▶ [WHAT IS EXPECTED] Leave out the pictures and copy everything else below exactly.
######
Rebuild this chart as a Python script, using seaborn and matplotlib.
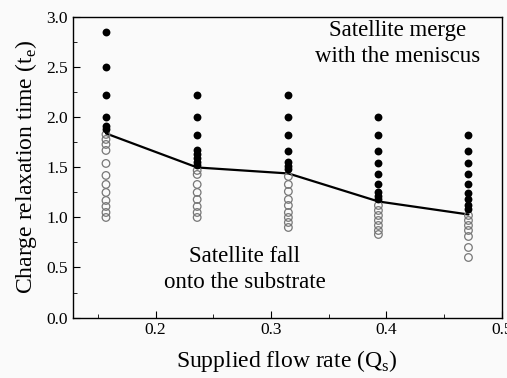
import matplotlib
matplotlib.use('Agg')
import matplotlib.pyplot as plt
import seaborn as sns
import pandas as pd
from matplotlib.ticker import MultipleLocator

# supplied flow rate columns
flow = [0.157, 0.236, 0.315, 0.393, 0.471]

# satellite merges with the meniscus (filled)
merge = [
    [2.85, 2.50, 2.22, 2.00, 1.91, 1.88],
    [2.22, 2.00, 1.82, 1.67, 1.63, 1.59, 1.55, 1.52],
    [2.22, 2.00, 1.82, 1.66, 1.55, 1.51, 1.48],
    [2.00, 1.82, 1.66, 1.54, 1.43, 1.33, 1.25, 1.21, 1.18],
    [1.82, 1.66, 1.54, 1.43, 1.33, 1.24, 1.18, 1.12, 1.08],
]
# satellite falls onto the substrate (open)
fall = [
    [1.83, 1.78, 1.73, 1.67, 1.54, 1.42, 1.33, 1.25, 1.17, 1.11, 1.05, 1.00],
    [1.47, 1.43, 1.33, 1.25, 1.18, 1.11, 1.05, 1.00],
    [1.41, 1.33, 1.26, 1.18, 1.12, 1.05, 1.00, 0.95, 0.90],
    [1.12, 1.07, 1.02, 0.97, 0.92, 0.87, 0.83],
    [1.02, 0.97, 0.92, 0.87, 0.81, 0.70, 0.60],
]
# boundary
boundary = [1.84, 1.50, 1.44, 1.16, 1.03]

sns.set_style('ticks')
plt.rcParams['font.family'] = ['Liberation Serif', 'DejaVu Serif']
plt.rcParams['mathtext.fontset'] = 'custom'
plt.rcParams['mathtext.rm'] = 'Liberation Serif'
plt.rcParams['text.color'] = 'black'
plt.rcParams['axes.labelcolor'] = 'black'
plt.rcParams['xtick.color'] = 'black'
plt.rcParams['ytick.color'] = 'black'
plt.rcParams['axes.edgecolor'] = 'black'

df_merge = pd.DataFrame([(q, t) for q, ts in zip(flow, merge) for t in ts], columns=['q', 't'])
df_fall = pd.DataFrame([(q, t) for q, ts in zip(flow, fall) for t in ts], columns=['q', 't'])
df_line = pd.DataFrame({'q': flow, 't': boundary})

fig = plt.figure(figsize=(5.07, 3.78), dpi=100, facecolor='#fafafa')
ax = fig.add_axes([0.143, 0.160, 0.847, 0.794])
ax.set_facecolor('#fafafa')

sns.lineplot(data=df_line, x='q', y='t', color='black', lw=1.6, ax=ax, zorder=2)
sns.scatterplot(data=df_fall, x='q', y='t', marker='o', s=30, facecolor='none',
                edgecolor='#777777', linewidth=0.9, ax=ax, zorder=3)
sns.scatterplot(data=df_merge, x='q', y='t', marker='o', s=32, color='black',
                edgecolor='black', linewidth=0, ax=ax, zorder=4)

ax.set_xlim(0.128, 0.5)
ax.set_ylim(0, 3.0)
ax.xaxis.set_major_locator(MultipleLocator(0.1))
ax.xaxis.set_minor_locator(MultipleLocator(0.05))
ax.yaxis.set_major_locator(MultipleLocator(0.5))
ax.yaxis.set_minor_locator(MultipleLocator(0.25))
ax.tick_params(which='both', direction='in', labelsize=12.5, top=False, right=False)
ax.tick_params(which='major', length=5)
ax.tick_params(which='minor', length=3)
for s in ax.spines.values():
    s.set_linewidth(1.0)

ax.set_xlabel(r'Supplied flow rate (Q$_\mathrm{s}$)', fontsize=17, labelpad=7)
ax.set_ylabel(r'Charge relaxation time (t$_\mathrm{e}$)', fontsize=17, labelpad=5)

ax.text(0.41, 2.74, 'Satellite merge\nwith the meniscus', fontsize=16.5,
        ha='center', va='center', linespacing=1.3)
ax.text(0.277, 0.48, 'Satellite fall\nonto the substrate', fontsize=16.5,
        ha='center', va='center', linespacing=1.3)

fig.savefig('out.png', dpi=100, facecolor=fig.get_facecolor())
######
▶ [TASK RESPONSE]
Rebuild this chart as a Python script, using seaborn and matplotlib.
import matplotlib
matplotlib.use('Agg')
import matplotlib.pyplot as plt
import seaborn as sns
import pandas as pd
from matplotlib.ticker import MultipleLocator

# supplied flow rate columns
flow = [0.157, 0.236, 0.315, 0.393, 0.471]

# satellite merges with the meniscus (filled)
merge = [
    [2.85, 2.50, 2.22, 2.00, 1.91, 1.88],
    [2.22, 2.00, 1.82, 1.67, 1.63, 1.59, 1.55, 1.52],
    [2.22, 2.00, 1.82, 1.66, 1.55, 1.51, 1.48],
    [2.00, 1.82, 1.66, 1.54, 1.43, 1.33, 1.25, 1.21, 1.18],
    [1.82, 1.66, 1.54, 1.43, 1.33, 1.24, 1.18, 1.12, 1.08],
]
# satellite falls onto the substrate (open)
fall = [
    [1.83, 1.78, 1.73, 1.67, 1.54, 1.42, 1.33, 1.25, 1.17, 1.11, 1.05, 1.00],
    [1.47, 1.43, 1.33, 1.25, 1.18, 1.11, 1.05, 1.00],
    [1.41, 1.33, 1.26, 1.18, 1.12, 1.05, 1.00, 0.95, 0.90],
    [1.12, 1.07, 1.02, 0.97, 0.92, 0.87, 0.83],
    [1.02, 0.97, 0.92, 0.87, 0.81, 0.70, 0.60],
]
# boundary
boundary = [1.84, 1.50, 1.44, 1.16, 1.03]

sns.set_style('ticks')
plt.rcParams['font.family'] = ['Liberation Serif', 'DejaVu Serif']
plt.rcParams['mathtext.fontset'] = 'custom'
plt.rcParams['mathtext.rm'] = 'Liberation Serif'
plt.rcParams['text.color'] = 'black'
plt.rcParams['axes.labelcolor'] = 'black'
plt.rcParams['xtick.color'] = 'black'
plt.rcParams['ytick.color'] = 'black'
plt.rcParams['axes.edgecolor'] = 'black'

df_merge = pd.DataFrame([(q, t) for q, ts in zip(flow, merge) for t in ts], columns=['q', 't'])
df_fall = pd.DataFrame([(q, t) for q, ts in zip(flow, fall) for t in ts], columns=['q', 't'])
df_line = pd.DataFrame({'q': flow, 't': boundary})

fig = plt.figure(figsize=(5.07, 3.78), dpi=100, facecolor='#fafafa')
ax = fig.add_axes([0.143, 0.160, 0.847, 0.794])
ax.set_facecolor('#fafafa')

sns.lineplot(data=df_line, x='q', y='t', color='black', lw=1.6, ax=ax, zorder=2)
sns.scatterplot(data=df_fall, x='q', y='t', marker='o', s=30, facecolor='none',
                edgecolor='#777777', linewidth=0.9, ax=ax, zorder=3)
sns.scatterplot(data=df_merge, x='q', y='t', marker='o', s=32, color='black',
                edgecolor='black', linewidth=0, ax=ax, zorder=4)

ax.set_xlim(0.128, 0.5)
ax.set_ylim(0, 3.0)
ax.xaxis.set_major_locator(MultipleLocator(0.1))
ax.xaxis.set_minor_locator(MultipleLocator(0.05))
ax.yaxis.set_major_locator(MultipleLocator(0.5))
ax.yaxis.set_minor_locator(MultipleLocator(0.25))
ax.tick_params(which='both', direction='in', labelsize=12.5, top=False, right=False)
ax.tick_params(which='major', length=5)
ax.tick_params(which='minor', length=3)
for s in ax.spines.values():
    s.set_linewidth(1.0)

ax.set_xlabel(r'Supplied flow rate (Q$_\mathrm{s}$)', fontsize=17, labelpad=7)
ax.set_ylabel(r'Charge relaxation time (t$_\mathrm{e}$)', fontsize=17, labelpad=5)

ax.text(0.41, 2.74, 'Satellite merge\nwith the meniscus', fontsize=16.5,
        ha='center', va='center', linespacing=1.3)
ax.text(0.277, 0.48, 'Satellite fall\nonto the substrate', fontsize=16.5,
        ha='center', va='center', linespacing=1.3)

fig.savefig('out.png', dpi=100, facecolor=fig.get_facecolor())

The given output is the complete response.